I want to create one big ray cluster, and then whenever I feel like it, I would like to start an rllib training run with a current version of my code. This means that there can be many independent rllib runs at the same time on the same ray cluster. I do not want to use tune though.
Right now, it seems that if I connect more than 2 or 3 clients to the ray cluster (I do 2 or 3 times ray.init(address=...)), I get the error
2020-12-14 12:01:08,014 WARNING services.py:202 -- Some processes that the driver needs to connect to have not registered with Redis,
so retrying. Have you run 'ray start' on this node?
On trying more, I noticed that it was probably just by chance that I got 2 or 3 clients running.
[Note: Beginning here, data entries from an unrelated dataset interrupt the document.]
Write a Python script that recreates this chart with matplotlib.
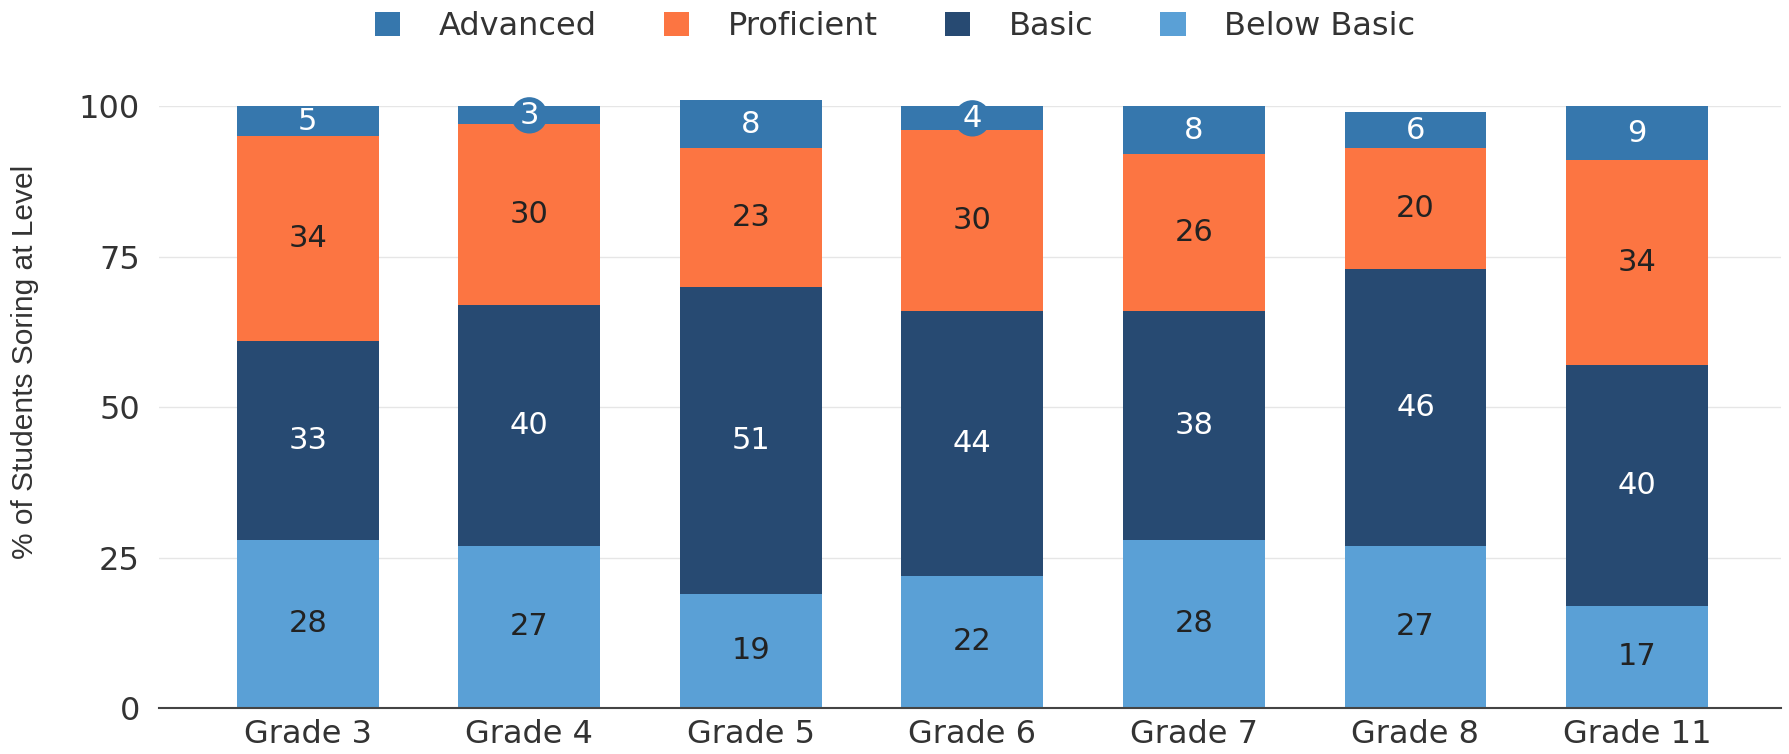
import matplotlib.pyplot as plt
import numpy as np

grades = ['Grade 3', 'Grade 4', 'Grade 5', 'Grade 6', 'Grade 7', 'Grade 8', 'Grade 11']
below_basic = [28, 27, 19, 22, 28, 27, 17]
basic = [33, 40, 51, 44, 38, 46, 40]
proficient = [34, 30, 23, 30, 26, 20, 34]
advanced = [5, 3, 8, 4, 8, 6, 9]

C_ADV = '#3677ad'
C_PROF = '#fc7542'
C_BASIC = '#274a72'
C_BELOW = '#5aa0d6'

plt.rcParams['font.family'] = ['DejaVu Sans']

fig = plt.figure(figsize=(17.9, 7.54), dpi=100)
ax = fig.add_axes([0.089, 0.061, 0.906, 0.798])

x = np.arange(len(grades))
w = 0.64
series = [
    ('Below Basic', below_basic, C_BELOW, '#222222'),
    ('Basic', basic, C_BASIC, 'white'),
    ('Proficient', proficient, C_PROF, '#222222'),
    ('Advanced', advanced, C_ADV, 'white'),
]
bottom = np.zeros(len(grades))
handles = {}
for name, vals, col, tcol in series:
    vals = np.array(vals, dtype=float)
    bars = ax.bar(x, vals, w, bottom=bottom, color=col, clip_on=False, zorder=3)
    handles[name] = bars
    for xi, b, v in zip(x, bottom, vals):
        kw = {}
        if name == 'Advanced' and v < 5:
            kw['bbox'] = dict(boxstyle='circle,pad=0.12', fc=col, ec='none')
        ax.text(xi, b + v / 2, '%d' % v, ha='center', va='center',
                color=tcol, fontsize=22, zorder=4, **kw)
    bottom += vals

ax.set_xlim(-0.67, 6.65)
ax.set_ylim(0, 100)
ax.set_yticks([0, 25, 50, 75, 100])
ax.set_xticks(x)
ax.set_xticklabels(grades)
ax.tick_params(axis='both', length=0, labelsize=23, colors='#333333')
ax.tick_params(axis='y', pad=14)
ax.tick_params(axis='x', pad=8)
ax.grid(axis='y', color='#e6e6e6', linewidth=1, zorder=0)
for s in ['top', 'right', 'left']:
    ax.spines[s].set_visible(False)
ax.spines['bottom'].set_color('#444444')
ax.spines['bottom'].set_linewidth(1.5)
ax.spines['bottom'].set_zorder(5)

ax.set_ylabel('% of Students Soring at Level', fontsize=21.5, family='Liberation Sans',
              color='#333333')
ax.yaxis.set_label_coords(-0.074, 0.575)

order = ['Advanced', 'Proficient', 'Basic', 'Below Basic']
fig.legend([handles[n] for n in order], order, loc='center', bbox_to_anchor=(0.5, 0.965),
           ncol=4, frameon=False, fontsize=23, handlelength=0.8, handleheight=0.8,
           columnspacing=2.1, handletextpad=1.2, labelcolor='#333333')

fig.savefig('out.png', dpi=100)
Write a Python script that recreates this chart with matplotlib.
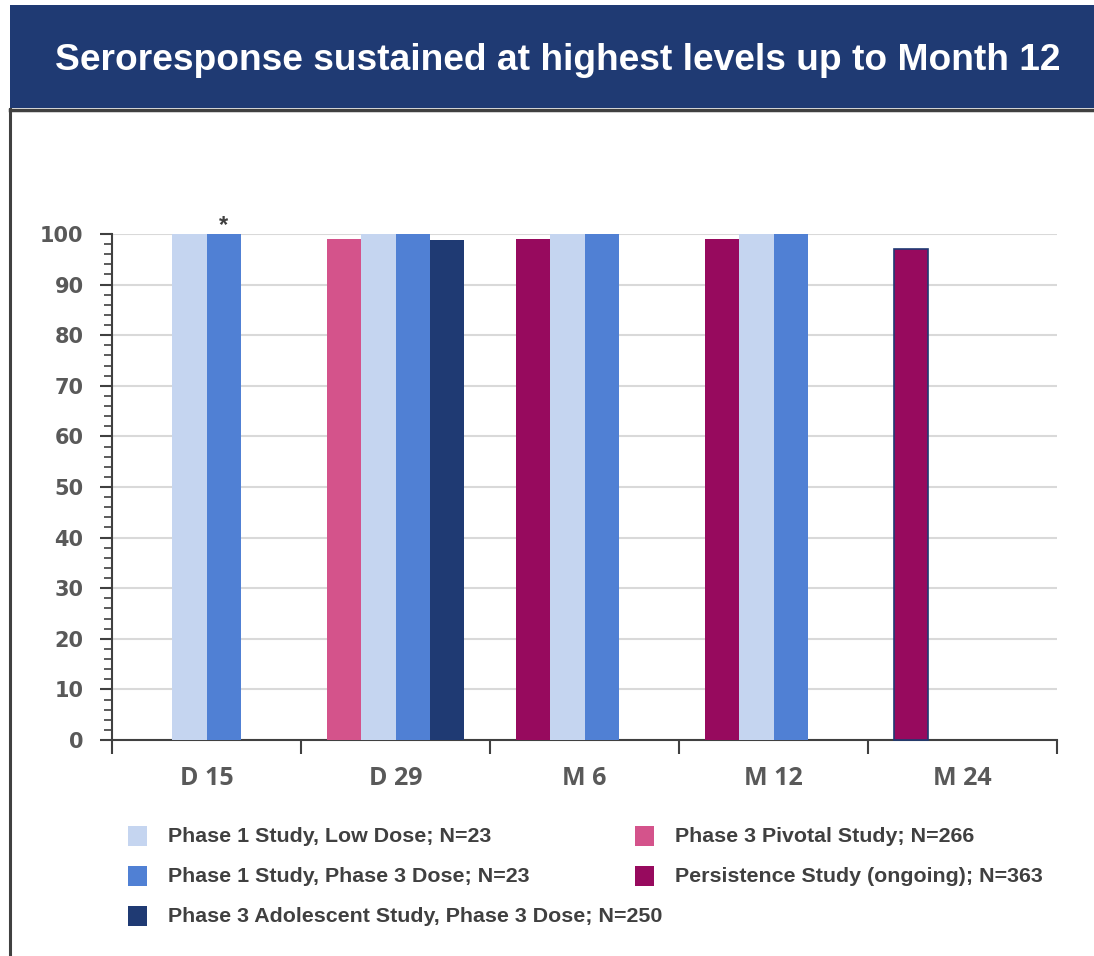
import numpy as np
import matplotlib
matplotlib.use("Agg")
import matplotlib.pyplot as plt
from matplotlib.patches import Rectangle
from matplotlib.ticker import MultipleLocator

# ---- data -------------------------------------------------------------
categories = ["D 15", "D 29", "M 6", "M 12", "M 24"]

series_names = [
    "Phase 1 Study, Low Dose; N=23",
    "Phase 1 Study, Phase 3 Dose; N=23",
    "Phase 3 Adolescent Study, Phase 3 Dose; N=250",
    "Phase 3 Pivotal Study; N=266",
    "Persistence Study (ongoing); N=363",
]
low_dose = [100, 100, 100, 100, np.nan]
phase3_dose = [100, 100, 100, 100, np.nan]
adolescent = [np.nan, 98.8, np.nan, np.nan, np.nan]
pivotal = [np.nan, 99, np.nan, np.nan, np.nan]
persistence = [np.nan, np.nan, 99, 99, 97]

series_values = [low_dose, phase3_dose, adolescent, pivotal, persistence]
series_colors = ["#C5D5F0", "#5080D4", "#1F3A73", "#D4538B", "#970A5E"]
# slot within each category cluster (pivotal and persistence share the first slot)
series_slot = [1, 2, 3, 0, 0]

title = "Seroresponse sustained at highest levels up to Month 12"

# ---- figure -----------------------------------------------------------
W, H = 1094, 956
DPI = 100
fig = plt.figure(figsize=(W / DPI, H / DPI), dpi=DPI)
fig.patch.set_facecolor("white")


def px(x, y):
    """pixel (from top-left) -> figure fraction"""
    return x / W, 1 - y / H


# title band
band = Rectangle(px(10, 108), (W - 10) / W, 103 / H, transform=fig.transFigure,
                 facecolor="#1F3A73", edgecolor="none", zorder=0)
fig.add_artist(band)
fig.text(*px(558, 60), title, color="white", fontsize=26.7, fontweight="bold",
         family="Liberation Sans", ha="center", va="center")

# frame lines under the band
fig.add_artist(plt.Line2D([10 / W, 1], [1 - 109.5 / H] * 2, transform=fig.transFigure,
                          color="#404040", lw=2.5))
fig.add_artist(plt.Line2D([10 / W] * 2, [0, 1 - 109 / H], transform=fig.transFigure,
                          color="#404040", lw=2.2))

# axes
ax_left, ax_right, ax_top, ax_bot = 112, 1057, 234, 740
ax = fig.add_axes([ax_left / W, 1 - ax_bot / H, (ax_right - ax_left) / W, (ax_bot - ax_top) / H])

n_cat = len(categories)
x = np.arange(n_cat) + 0.5
bar_w = 34.5 / 189
n_slots = 4

for name, vals, col, slot in zip(series_names, series_values, series_colors, series_slot):
    offs = (slot - (n_slots - 1) / 2) * bar_w
    vals = np.asarray(vals, dtype=float)
    mask = ~np.isnan(vals)
    bars = ax.bar(x[mask] + offs, vals[mask], width=bar_w, color=col, edgecolor="none",
                  zorder=3, clip_on=False)
    if name.startswith("Persistence"):
        # last persistence bar drawn with a thin dark outline
        bars[-1].set_edgecolor("#1F3A73")
        bars[-1].set_linewidth(1.2)

# asterisk above the Day 15 Phase 3 dose bar
ax.annotate("*", xy=(x[0] + (2 - 1.5) * bar_w, phase3_dose[0]), xytext=(0, -2.5),
            textcoords="offset points", ha="center", va="bottom", fontsize=17,
            fontweight="bold", color="#404040", family="Liberation Sans")

ax.set_xlim(0, n_cat)
ax.set_ylim(0, 100)

ax.yaxis.set_major_locator(MultipleLocator(10))
ax.yaxis.set_minor_locator(MultipleLocator(2))
ax.grid(axis="y", which="major", color="#D9D9D9", lw=1.5, zorder=0)
ax.set_axisbelow(True)

ax.set_xticks(np.arange(n_cat + 1))
ax.set_xticklabels([])
ax.set_xticks(x, minor=True)
ax.set_xticklabels(categories, minor=True)
ax.tick_params(axis="x", which="major", length=10, width=1.5, color="#404040", direction="out")
ax.tick_params(axis="x", which="minor", length=0, pad=19, labelsize=18, labelcolor="#595959")
ax.tick_params(axis="y", which="major", length=9, width=1.5, color="#404040",
               labelsize=15, labelcolor="#595959", pad=11.5)
ax.tick_params(axis="y", which="minor", length=6, width=1.2, color="#404040")

for lab in ax.get_yticklabels():
    lab.set_fontweight("bold")
    lab.set_family("DejaVu Sans")
for lab in ax.get_xticklabels(minor=True):
    lab.set_fontweight("bold")
    lab.set_family("Open Sans")

for side in ("top", "right"):
    ax.spines[side].set_visible(False)
for side in ("left", "bottom"):
    ax.spines[side].set_color("#404040")
    ax.spines[side].set_linewidth(1.5)

# legend: two columns, three rows
leg_cols = [(128, 168), (635, 675)]
leg_rows = [836, 876, 916]
for i, (name, col) in enumerate(zip(series_names, series_colors)):
    c, r = divmod(i, 3)
    sx, tx = leg_cols[c]
    sy = leg_rows[r]
    fig.add_artist(Rectangle(px(sx, sy + 10), 19 / W, 20 / H, transform=fig.transFigure,
                             facecolor=col, edgecolor="none"))
    fig.text(*px(tx, sy + 1), name, fontsize=15.4, fontweight="bold", color="#404040",
             family="Liberation Sans", ha="left", va="center")

fig.savefig("out.png", dpi=DPI)
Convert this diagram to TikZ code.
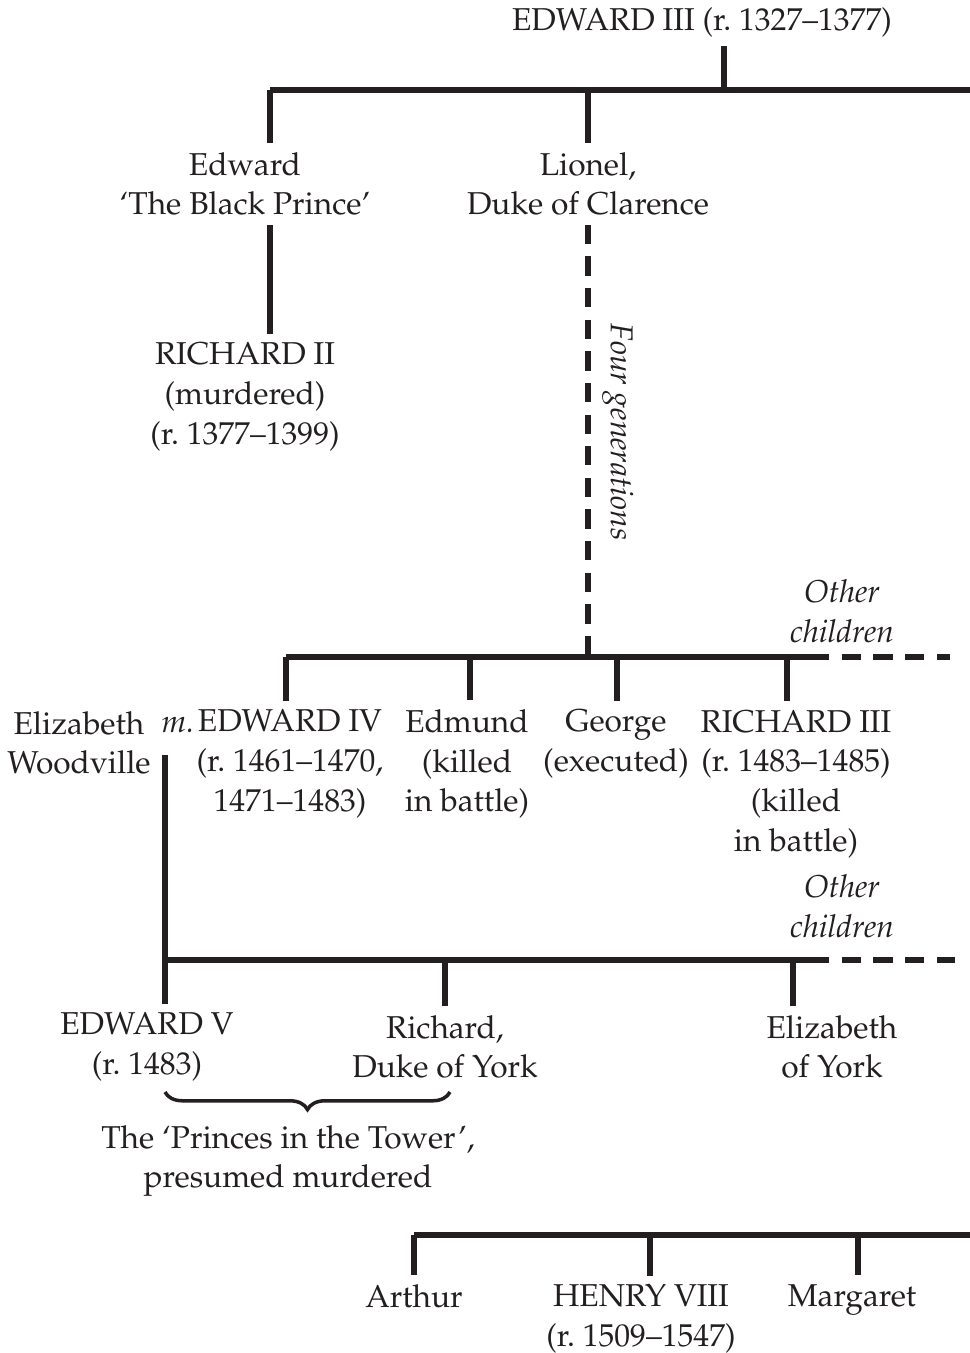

Sometimes I don’t even get 1. Another error message that I randomly get:
It’s Ubuntu 18.04. I tried it with several different ray versions (0.8.7, 1.0.1 and nightly). I did do ray start properly. That’s why it works with the first few times I do ray.init(address=xxx).
Hi @sangcho,
I tried to reproduce the issue but this time the error didn’t occur anymore (with any of the above-mentioned versions of ray). I have re-installed ray in the meantime, maybe it’s because of that.
I’ll let you know as soon as I can reproduce it again.
Thanks for looking into this!